__What needs to be done__:
Copy out the lines that have "matplotlib" in them.

__Data__:
** START **

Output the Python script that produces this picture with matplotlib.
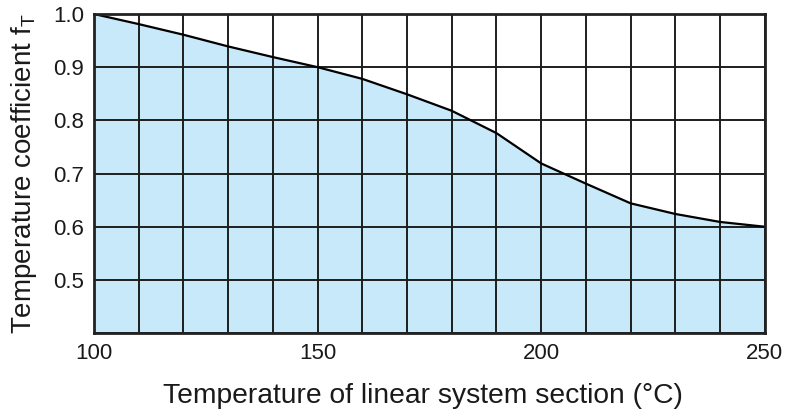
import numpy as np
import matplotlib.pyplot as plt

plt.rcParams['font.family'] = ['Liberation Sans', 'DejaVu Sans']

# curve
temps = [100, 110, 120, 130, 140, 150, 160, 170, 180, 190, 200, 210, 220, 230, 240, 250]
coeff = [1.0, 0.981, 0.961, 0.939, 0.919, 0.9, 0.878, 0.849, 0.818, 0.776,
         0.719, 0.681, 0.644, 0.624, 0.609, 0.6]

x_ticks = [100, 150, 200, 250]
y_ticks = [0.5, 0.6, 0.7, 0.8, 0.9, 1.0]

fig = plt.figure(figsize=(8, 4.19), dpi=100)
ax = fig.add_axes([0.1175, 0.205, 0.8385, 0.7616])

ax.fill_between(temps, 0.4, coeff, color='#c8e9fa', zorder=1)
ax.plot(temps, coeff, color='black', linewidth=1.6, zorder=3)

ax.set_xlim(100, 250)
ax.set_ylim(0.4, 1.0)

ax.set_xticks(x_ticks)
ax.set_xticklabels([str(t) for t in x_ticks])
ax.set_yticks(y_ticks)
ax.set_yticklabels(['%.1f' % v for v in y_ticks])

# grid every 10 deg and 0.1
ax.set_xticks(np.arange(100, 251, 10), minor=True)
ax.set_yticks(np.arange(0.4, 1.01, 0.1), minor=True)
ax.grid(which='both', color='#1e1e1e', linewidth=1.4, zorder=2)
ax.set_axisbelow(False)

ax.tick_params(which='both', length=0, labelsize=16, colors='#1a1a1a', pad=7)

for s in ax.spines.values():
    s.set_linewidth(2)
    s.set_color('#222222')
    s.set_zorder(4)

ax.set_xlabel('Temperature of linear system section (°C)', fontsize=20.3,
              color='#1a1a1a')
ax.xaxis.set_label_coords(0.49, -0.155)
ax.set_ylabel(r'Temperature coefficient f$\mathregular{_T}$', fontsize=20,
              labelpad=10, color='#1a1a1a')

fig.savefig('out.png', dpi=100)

** END **

__Finished exercise__:
Output the Python script that produces this picture with matplotlib.
import matplotlib.pyplot as plt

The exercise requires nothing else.